For followers of Jesus, when it comes to speaking up for the rights of the marginalised, our voice should be as bankable as the presence of dreadlocks and bongo drums at a G8 rally. Proverbs 31:8-10, Psalm  82:3, Isaiah, 1:17 and Luke 4:18-19 are just some of the Bible verses that make our responsibility clear. However, in my opinion, it is not the verses that are compelling, so much as the vision for life that lies  behind them.
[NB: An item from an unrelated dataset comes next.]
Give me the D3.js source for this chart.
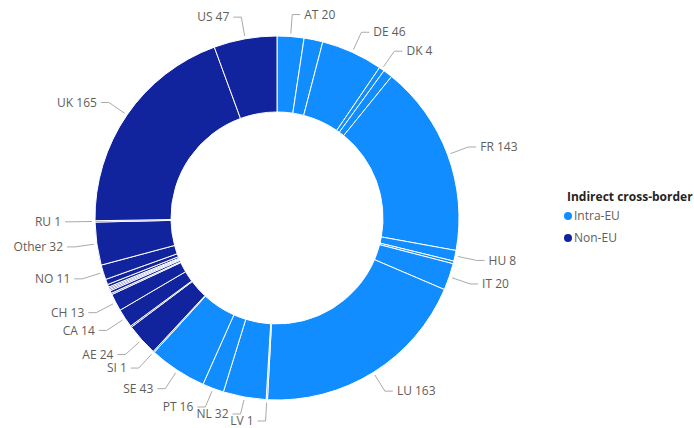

Old Testament theologian Walter Brueggemann suggests that in the pages of the Hebrew scriptures we see God’s chosen people, the Israelites, constantly faced with ‘either or’ decisions. In other words, they  can live according to the standards and values of the world around them or they can live according to God’s alternative reality – life with God at the centre where justice, humility and mercy are valued. This alternative vision for life finds its full expression in the person of Jesus. He demonstrates what life to the full looks like; life with God at the centre which he invites us to join in. This is the crux of the  Gospel. American theologian, Ron Sider says, “The vast majority of New Testament scholars today, whether evangelical or liberal, agree that the central aspect of Jesus’ teaching was the Gospel of the  kingdom of God.”

We don’t talk about kingdoms much these days, so the term can lack meaning, but the concept is pretty straight forward. A kingdom literally means a ‘king’s domain’ – it’s where the king’s values, attitudes  and ways of doing things hold sway. So what does God’s domain look like? The short answer to that question is, shalom.